The issue is at the forefront right now because Making Change at Walmart, a non-union group that’s backed by the United Food and Commercial Workers union, is airing TV ads condemning Walmart’s reliance on the police in cities across the country, including the Twin Cities media market in Minnesota.
The Walmarts in the city of St. Paul, for example, made 2,129 calls to local police in the last year. Just in the Twin Cities metropolitan area, police visits to Walmart stores alone cost an estimated $3 million per year.

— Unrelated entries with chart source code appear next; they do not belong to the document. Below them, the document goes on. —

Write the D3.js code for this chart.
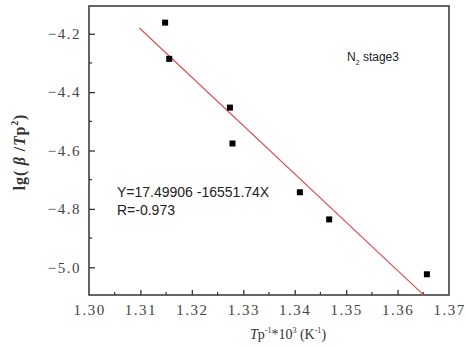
<!DOCTYPE html>
<html><head><meta charset="utf-8">
<script src="https://cdn.jsdelivr.net/npm/d3@7"></script>
<style>body{margin:0;background:#fff}svg{display:block}</style>
</head><body>
<script>
// data
const xValues = [1.3148, 1.3156, 1.3274, 1.3279, 1.3410, 1.3467, 1.3657];
const yValues = [-4.162, -4.286, -4.453, -4.576, -4.743, -4.836, -5.024];
const fitIntercept = 17.49906;
const fitSlope = -16551.74;
const fitRange = [1.3098, 1.3652];
const xTicks = [1.30, 1.31, 1.32, 1.33, 1.34, 1.35, 1.36, 1.37];
const yTicks = [-5.0, -4.8, -4.6, -4.4, -4.2];
const equationLines = ["Y=17.49906 -16551.74X", "R=-0.973"];

const W = 466, H = 347;
const m = {left: 89, right: 17, top: 6, bottom: 52};
const svg = d3.select("body").append("svg").attr("width", W).attr("height", H);

const x = d3.scaleLinear().domain([1.30, 1.37]).range([m.left, W - m.right]);
const y = d3.scaleLinear().domain([-5.095, -4.105]).range([H - m.bottom, m.top]);

const serif = "'Liberation Serif', 'Times New Roman', serif";
const axisColor = "#333";

const xMinor = d3.range(1.305, 1.37, 0.01);
const yMinor = [-4.9, -4.7, -4.5, -4.3];

const xAxis = d3.axisBottom(x).tickValues(xTicks).tickSize(-5).tickPadding(9)
  .tickFormat(d => d3.format(".2f")(d));
const gx = svg.append("g").attr("transform", `translate(0,${H - m.bottom})`).call(xAxis);
gx.attr("font-family", serif);
gx.select(".domain").remove();
gx.selectAll(".tick line").attr("stroke", axisColor).attr("stroke-width", 1.3);
gx.selectAll(".tick text").attr("font-family", serif).attr("font-size", 15).attr("fill", "#444")
  .attr("letter-spacing", "1.5px");
gx.selectAll(".tick").filter(d => d === 1.30 || d === 1.37).select("line").remove();

svg.append("g").selectAll("line").data(xMinor).join("line")
  .attr("x1", d => x(d)).attr("x2", d => x(d))
  .attr("y1", H - m.bottom).attr("y2", H - m.bottom - 3)
  .attr("stroke", axisColor).attr("stroke-width", 1.2);

const yAxis = d3.axisLeft(y).tickValues(yTicks).tickSize(-6).tickPadding(8)
  .tickFormat(d => d3.format(".1f")(d));
const gy = svg.append("g").attr("transform", `translate(${m.left},0)`).call(yAxis);
gy.attr("font-family", serif);
gy.select(".domain").remove();
gy.selectAll(".tick line").attr("stroke", axisColor).attr("stroke-width", 1.3);
gy.selectAll(".tick text").attr("font-family", serif).attr("font-size", 15).attr("fill", "#444")
  .attr("letter-spacing", "1.5px");

svg.append("g").selectAll("line").data(yMinor).join("line")
  .attr("x1", m.left).attr("x2", m.left + 3)
  .attr("y1", d => y(d)).attr("y2", d => y(d))
  .attr("stroke", axisColor).attr("stroke-width", 1.2);

// frame
svg.append("rect").attr("x", m.left).attr("y", m.top)
  .attr("width", W - m.right - m.left).attr("height", H - m.bottom - m.top)
  .attr("fill", "none").attr("stroke", axisColor).attr("stroke-width", 1.5);

// fit line
svg.append("line")
  .attr("x1", x(fitRange[0])).attr("y1", y(fitIntercept + fitSlope * fitRange[0] / 1000))
  .attr("x2", x(fitRange[1])).attr("y2", y(fitIntercept + fitSlope * fitRange[1] / 1000))
  .attr("stroke", "#e0474c").attr("stroke-width", 1.1);

// points
const s = 6;
svg.append("g").selectAll("rect").data(xValues.map((v, i) => [v, yValues[i]])).join("rect")
  .attr("x", d => x(d[0]) - s / 2).attr("y", d => y(d[1]) - s / 2)
  .attr("width", s).attr("height", s).attr("fill", "#000");

// annotations
const sans = "'Liberation Sans', Arial, sans-serif";
const lab = svg.append("text").attr("x", 347).attr("y", 61)
  .attr("font-family", sans).attr("font-size", 12).attr("fill", "#222");
lab.append("tspan").text("N");
lab.append("tspan").attr("font-size", 7).attr("dy", 4).text("2");
lab.append("tspan").attr("dy", -4).text(" stage3");

svg.append("g").selectAll("text").data(equationLines).join("text")
  .attr("x", 117).attr("y", (d, i) => 197 + i * 17.5)
  .attr("font-family", sans).attr("font-size", 14).attr("fill", "#222").text(d => d);

// axis titles
const xt = svg.append("text").attr("x", 288).attr("y", 339).attr("text-anchor", "middle")
  .attr("font-family", serif).attr("font-size", 14).attr("fill", "#333");
xt.append("tspan").attr("font-style", "italic").text("T");
xt.append("tspan").text("p");
xt.append("tspan").attr("font-size", 8).attr("dy", -6).text("-1");
xt.append("tspan").attr("dy", 6).text("*10");
xt.append("tspan").attr("font-size", 8).attr("dy", -6).text("3");
xt.append("tspan").attr("dy", 6).text(" (K");
xt.append("tspan").attr("font-size", 8).attr("dy", -6).text("-1");
xt.append("tspan").attr("dy", 6).text(")");

const yt = svg.append("text").attr("transform", "translate(25,152) rotate(-90)")
  .attr("text-anchor", "middle").attr("font-family", serif).attr("font-size", 16)
  .attr("font-weight", "bold").attr("fill", "#333").attr("letter-spacing", "0.8px");
yt.append("tspan").text("lg(");
yt.append("tspan").attr("font-style", "italic").text(" β ");
yt.append("tspan").text("/");
yt.append("tspan").attr("font-style", "italic").text("T");
yt.append("tspan").text("p");
yt.append("tspan").attr("font-size", 10).attr("dy", -7).text("2");
yt.append("tspan").attr("dy", 7).text(")");
</script>
</body></html>
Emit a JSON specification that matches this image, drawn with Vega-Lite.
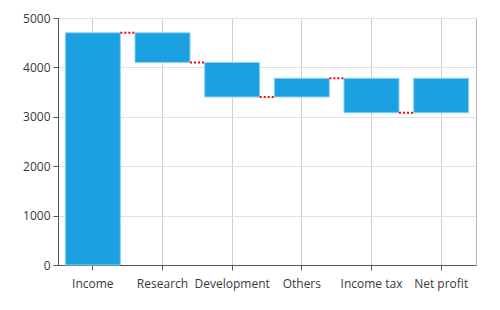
{
  "$schema": "https://vega.github.io/schema/vega-lite/v6.json",
  "width": 418,
  "height": 247,
  "autosize": {"type": "none"},
  "padding": {"left": 58, "top": 18, "right": 24, "bottom": 45},
  "background": "white",
  "config": {
    "view": {"stroke": "#b5b5b5", "strokeWidth": 1},
    "axis": {
      "labelFont": "Segoe UI, Open Sans, sans-serif",
      "labelFontSize": 12,
      "labelColor": "#3a3a3a",
      "domainColor": "#555555",
      "tickColor": "#555555",
      "tickSize": 5,
      "title": null
    }
  },
  "data": {
    "values": [
      {"cat": "Income", "low": 0, "high": 4700, "end": 4700, "next": "Research"},
      {"cat": "Research", "low": 4100, "high": 4700, "end": 4100, "next": "Development"},
      {"cat": "Development", "low": 3400, "high": 4100, "end": 3400, "next": "Others"},
      {"cat": "Others", "low": 3400, "high": 3780, "end": 3780, "next": "Income tax"},
      {"cat": "Income tax", "low": 3080, "high": 3780, "end": 3080, "next": "Net profit"},
      {"cat": "Net profit", "low": 3080, "high": 3780, "end": null, "next": null}
    ]
  },
  "encoding": {
    "x": {
      "field": "cat",
      "type": "nominal",
      "sort": null,
      "scale": {"paddingInner": 0.21, "paddingOuter": 0.105},
      "axis": {"labelAngle": 0, "grid": true, "gridColor": "#cfcfcf", "labelPadding": 8, "bandPosition": 0.5}
    }
  },
  "layer": [
    {
      "mark": {"type": "bar", "color": "#1ba1e2", "stroke": "#8fd3f3", "strokeWidth": 1},
      "encoding": {
        "y": {
          "field": "low",
          "type": "quantitative",
          "scale": {"domain": [0, 5000], "nice": false},
          "axis": {"values": [0, 1000, 2000, 3000, 4000, 5000], "format": "d", "grid": true, "gridColor": "#e0e0e0", "labelPadding": 3}
        },
        "y2": {"field": "high"}
      }
    },
    {
      "transform": [{"filter": "datum.next != null"}],
      "mark": {"type": "rule", "color": "#ff0000", "strokeWidth": 2, "strokeDash": [2, 2]},
      "encoding": {
        "x": {"field": "cat", "type": "nominal", "sort": null, "bandPosition": 1},
        "x2": {"field": "next", "bandPosition": 0},
        "y": {"field": "end", "type": "quantitative"}
      }
    }
  ]
}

“A lot of times when Walmart comes into the cities, they ask for tax breaks, they ask for other incentives so that they can build there, and their thing is, ‘Well, we can provide jobs,'” State Rep. Mike Nelson of Brooklyn Park told City Pages. The problem with that, Nelson says: those have historically not been good jobs, and Walmart stores get tax concessions while using more government resources than its competition.
Walmart, for its part, claims to be working on the problem on its own, finding solutions other than calling the cops for petty crimes and restoring greeters to the entrances of its stores, a program that the chain calls “More at the Door.”
In a statement to Consumerist, a Walmart spokesman told us that the company is “investing in people and technology” to improve store security.
“We’re encouraged by a 35% reduction in calls to law enforcement agencies nationwide, on average, since we began implementing crime deterrence programs like Restorative Justice and More at the Door,” the company told us.